Running QC on large dataset with `participant` option

clarkenj commented 1 year ago

In the error log for srpbs I get the following (some lines removed):

Traceback (most recent call last):
  File "/home/nclarke/.local/lib/python3.10/site-packages/sqlalchemy/engine/base.py", line 1256, in _execute_context
    self.dialect.do_executemany(
  File "/home/nclarke/.local/lib/python3.10/site-packages/sqlalchemy/engine/default.py", line 605, in do_executemany
    cursor.executemany(statement, parameters)
sqlite3.OperationalError: unable to open database file

The above exception was the direct cause of the following exception:

File "/home/nclarke/.local/lib/python3.10/site-packages/sqlalchemy/engine/default.py", line 605, in do_executemany
    cursor.executemany(statement, parameters)
sqlalchemy.exc.OperationalError: (sqlite3.OperationalError) unable to open database file
[SQL: INSERT INTO files (path, filename, dirname, is_dir, class_) VALUES (?, ?, ?, ?, ?)]
(Background on this error at: http://sqlalche.me/e/13/e3q8)

This is the output of .out file:

/home/nclarke/scratch/srpbs_fmriprep-20.2.7lts_1691842839/data
Namespace(bids_dir=PosixPath('/home/nclarke/scratch/srpbs_fmriprep-20.2.7lts_1691842839/data/fmriprep-20.2.7lts'), output_dir=PosixPath('/lustre04/scratch/nclarke/srpbs_qc'), analysis_level='participant', participant_label=None, session=None, task=None, quality_control_parameters=None, reindex_bids=False, verbose=1)
Quality control parameters: {'mean_fd': 0.55, 'scrubbing_fd': 0.2, 'proportion_kept': 0.5, 'anatomical_dice': 0.97, 'functional_dice': 0.89}

The path is correct.

The background at the link says "OperationalError. Exception raised for errors that are related to the database’s operation and not necessarily under the control of the programmer, e.g. an unexpected disconnect occurs, the data source name is not found, a transaction could not be processed, a memory allocation error occurred during processing, etc.

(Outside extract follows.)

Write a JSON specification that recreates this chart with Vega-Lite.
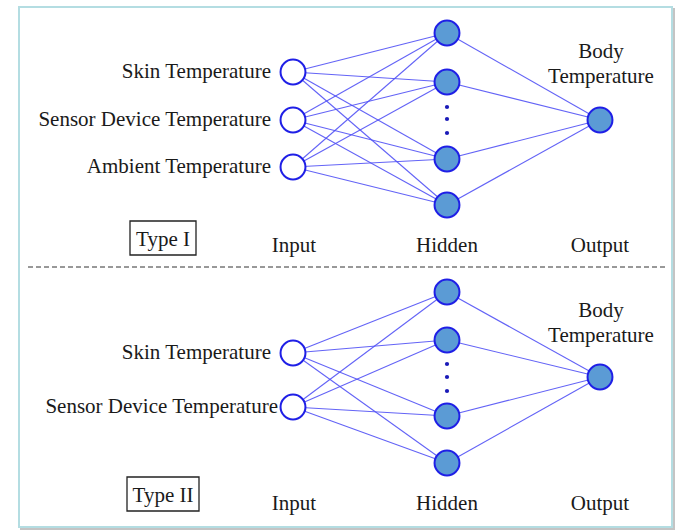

This error is a DBAPI Error and originates from the database driver (DBAPI), not SQLAlchemy itself.

The OperationalError is the most common (but not the only) error class used by drivers in the context of the database connection being dropped, or not being able to connect to the database. For tips on how to deal with this, see the section Dealing with Disconnects."

I don't think it is a space issue since I have nearly 20,000GB available. I am thinking to increase --mem (currently 8G), what do you think @htwangtw, have you come across this before?

htwangtw commented 1 year ago

Since it's coming from sqlalchemy, it might be something to do with PyBIDS...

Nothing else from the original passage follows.